Deep in the lists of ‘Movies That Never Were’ rests the odd tale of the second sequel to Spielberg’s Jaws. It ended up being a cookie-cutter franchise place-holder, but decked out in fancy 3-D … but only after another idea spent some time in pre-production. For a while the 2nd sequel was envisioned as a hot comedy take on the huge summer hit, a collaboration between Zanuck/Brown and National Lampoon.
Joey Paur’s website ‘geek tyrant’ gives us a rundown of the story, evidently lifted from a 2023 documentary called Sharksploitation. The nutty comedy project picked up some momentum before it was suddenly cancelled, a common fate for movies in development. Besides producers Richard Zanuck and David Brown, the lineup of conspirators left on the beach included the Lampoon’s Matty Simmons, writers Tod Carroll & John Hughes, plus director Joe Dante.

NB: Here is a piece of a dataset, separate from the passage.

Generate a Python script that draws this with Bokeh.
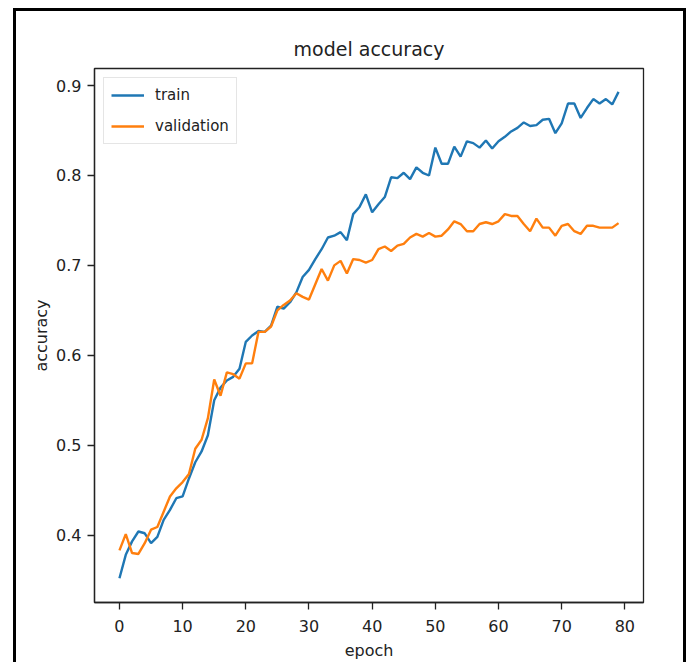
from bokeh.plotting import figure
from bokeh.models import FixedTicker, Legend, LegendItem, Range1d
from bokeh.embed import file_html
from bokeh.resources import INLINE

epochs = list(range(80))
train_acc = [0.352, 0.378, 0.393, 0.404, 0.402, 0.391, 0.398, 0.417, 0.428, 0.441,
             0.443, 0.463, 0.481, 0.493, 0.511, 0.550, 0.564, 0.572, 0.576, 0.585,
             0.615, 0.622, 0.627, 0.626, 0.633, 0.654, 0.652, 0.659, 0.670, 0.687,
             0.695, 0.707, 0.718, 0.731, 0.733, 0.737, 0.728, 0.757, 0.765, 0.779,
             0.759, 0.768, 0.776, 0.798, 0.797, 0.803, 0.796, 0.809, 0.803, 0.800,
             0.831, 0.813, 0.813, 0.832, 0.821, 0.838, 0.836, 0.831, 0.839, 0.830,
             0.838, 0.843, 0.849, 0.853, 0.859, 0.855, 0.856, 0.862, 0.863, 0.847,
             0.858, 0.880, 0.880, 0.864, 0.875, 0.885, 0.880, 0.885, 0.879, 0.893]
val_acc = [0.383, 0.401, 0.380, 0.379, 0.391, 0.406, 0.409, 0.426, 0.443, 0.452,
           0.459, 0.468, 0.496, 0.506, 0.530, 0.573, 0.555, 0.581, 0.579, 0.574,
           0.591, 0.591, 0.626, 0.626, 0.632, 0.650, 0.656, 0.661, 0.669, 0.665,
           0.662, 0.679, 0.696, 0.683, 0.700, 0.705, 0.691, 0.707, 0.706, 0.703,
           0.706, 0.718, 0.721, 0.716, 0.722, 0.724, 0.731, 0.735, 0.732, 0.736,
           0.732, 0.733, 0.740, 0.749, 0.746, 0.738, 0.738, 0.746, 0.748, 0.746,
           0.749, 0.757, 0.755, 0.755, 0.746, 0.738, 0.752, 0.742, 0.742, 0.733,
           0.744, 0.746, 0.738, 0.735, 0.744, 0.744, 0.742, 0.742, 0.742, 0.747]
x_ticks = [0, 10, 20, 30, 40, 50, 60, 70, 80]
y_ticks = [0.4, 0.5, 0.6, 0.7, 0.8, 0.9]

FONT = "DejaVu Sans"

p = figure(width=686, height=662, output_backend="svg", toolbar_location=None,
           title="model accuracy",
           x_range=Range1d(-3.95, 82.95), y_range=Range1d(0.325, 0.919),
           min_border_left=94, min_border_right=43, min_border_top=68, min_border_bottom=59)

r1 = p.line(epochs, train_acc, line_color="#1f77b4", line_width=2.4)
r2 = p.line(epochs, val_acc, line_color="#ff7f0e", line_width=2.4)

p.title.align = "center"
p.title.text_font = FONT
p.title.text_font_size = "19px"
p.title.text_font_style = "normal"
p.title.text_color = "#222222"
p.title.standoff = 17

p.xgrid.visible = False
p.ygrid.visible = False
p.outline_line_color = "#222222"
p.outline_line_width = 1.3
p.outline_line_alpha = 1.0

for ax in (p.xaxis[0], p.yaxis[0]):
    ax.axis_line_color = "#222222"
    ax.axis_line_width = 1.3
    ax.major_tick_line_color = "#222222"
    ax.major_tick_line_width = 1.3
    ax.major_tick_out = 7
    ax.major_tick_in = 0
    ax.minor_tick_line_color = None
    ax.major_label_text_font = FONT
    ax.major_label_text_font_size = "16px"
    ax.major_label_text_color = "#222222"
    ax.axis_label_text_font = FONT
    ax.axis_label_text_font_size = "16px"
    ax.axis_label_text_font_style = "normal"
    ax.axis_label_text_color = "#222222"

p.xaxis[0].ticker = FixedTicker(ticks=x_ticks)
p.yaxis[0].ticker = FixedTicker(ticks=y_ticks)
p.xaxis[0].axis_label = "epoch"
p.yaxis[0].axis_label = "accuracy"
p.xaxis[0].major_label_standoff = 10
p.yaxis[0].major_label_standoff = 6
p.xaxis[0].axis_label_standoff = 6
p.yaxis[0].axis_label_standoff = 2

legend = Legend(items=[LegendItem(label="train", renderers=[r1]),
                       LegendItem(label="validation", renderers=[r2])],
                location="top_left")
legend.margin = 9
legend.padding = 7
legend.spacing = 11
legend.glyph_width = 33
legend.glyph_height = 20
legend.label_height = 20
legend.label_standoff = 11
legend.label_text_font = FONT
legend.label_text_font_size = "15px"
legend.label_text_color = "#222222"
legend.border_line_color = "#cccccc"
legend.border_line_width = 1
legend.background_fill_alpha = 0.8
p.add_layout(legend)

# outer black frame of the picture (drawn with CSS, does not affect layout)
p.stylesheets = [":host::after { content: ''; position: absolute; left: 13px; top: 8px; "
                 "width: 673px; bottom: 0px; border: 3px solid black; border-bottom: none; "
                 "box-sizing: border-box; pointer-events: none; }"]

open("out.html", "w").write(file_html(p, INLINE))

I’d say more info is needed … was there ever a script? Joe Dante could have made the show into a Mad Mad World of crazy comedy … but might he have become typed as an ‘auteur director of fish?’ Paur ends by saying Universal should dust off Matty Simmons’ gory R-rated version and produce it now … except they’d probably have to rough it up just to get a PG.
JAWS 3, PEOPLE 0
We love Betty Boop … we loved her even when she had ears like a Basset Hound. Joe Dante forwarded this half-hour attempt to revive the famous character, in the form of an animated TV special.
Other Dave Fleischer characters are involved too, including Bosko and Koko the Clown. Experts would probably have more to say about shortcuts in the show’s animation, but all we saw was some hula dancing that looked to be rotoscoped from an original cartoon.
The show is a curiosity that apparently didn’t develop any further … it’s busy and noisy but the attempt to replicate the original style feels crude, and the laughs aren’t there, either. It reminds us that the original cartoons were made for adult audiences, not children. Randall Cyrenne at Animated Views had a little more information on the show, from 2003.